Yii isn't too bad, but it's beefy, though not as sluggish as Zend. Lithium or Kohana would be much better as far as performance is concerned, but they have significantly smaller communities, thus requiring a lot of manual legwork. phpBB guys are using Symfony 2 for the next version of phpBB. That's a solid framework, but that's also one hell of a learning curve.

If I were going for a feature packed framework, I'd go with Symfony 2. If I were going for a framework with large communities and tons of support, then I'd go with CI or Yii. If I were going for performance, I'd go with Lithium (or possibly a lesser known Hydrogen, which is really just a library at this point, and not a framework, per se). If I wanted a decent balance of performance and community support, I'd go with Kohana (or possibly newcomer Fuel, which is gaining momentum).
Why not just code the whole thing from scratch? Toungue
(2011-09-19, 02:51 AM)PJGIH Wrote: [ -> ]Why not just code the whole thing from scratch? Toungue

Everything has its ups and downs. In theory a framework should mean less base work which means a quicker release.
(2011-09-19, 04:48 AM)Alex Smith Wrote: [ -> ]Everything has its ups and downs. In theory a framework should mean less base work which means a quicker release.
And cleaner, more predictable code. It's going to be fabulous having the power of a framework behind MyBB.
(2011-09-19, 04:48 AM)Alex Smith Wrote: [ -> ]
(2011-09-19, 02:51 AM)PJGIH Wrote: [ -> ]Why not just code the whole thing from scratch? Toungue

Everything has its ups and downs. In theory a framework should mean less base work which means a quicker release.

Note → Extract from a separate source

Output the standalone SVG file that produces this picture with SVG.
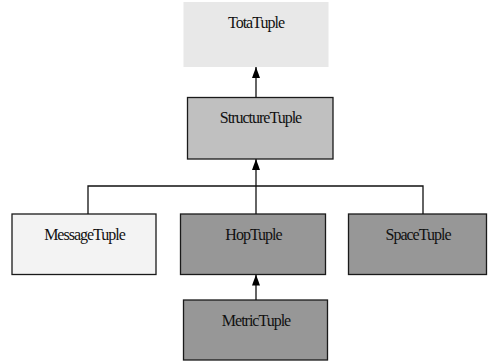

That has more to do with development methodology than it does with using a framework. The framework you use should complement your methodology. Lithium, for example, specifically targets RAD strategies. There are also frameworks that promote sequential and other strategies. That is to say that a framework can also be designed to slow down release cycles.
I'm a big Codeigniter fan, not come across Yii before but I'm looking forward to playing around with it.
I'd rather codeingniter too. Older project with wide support.
The problem with CodeIgniter is that it's not exceptional at anything in particular. It's a jack of all trades, master of none. The best thing it has going for it is a huge community, which is exactly what Yii has. Yii is definitely more feature rich than CI, and with proper opcode caching, Yii is among the best performing frameworks out there (though without caching, it's quite sluggish).
Wow it s wonderful..I use mybb from 1.2 version!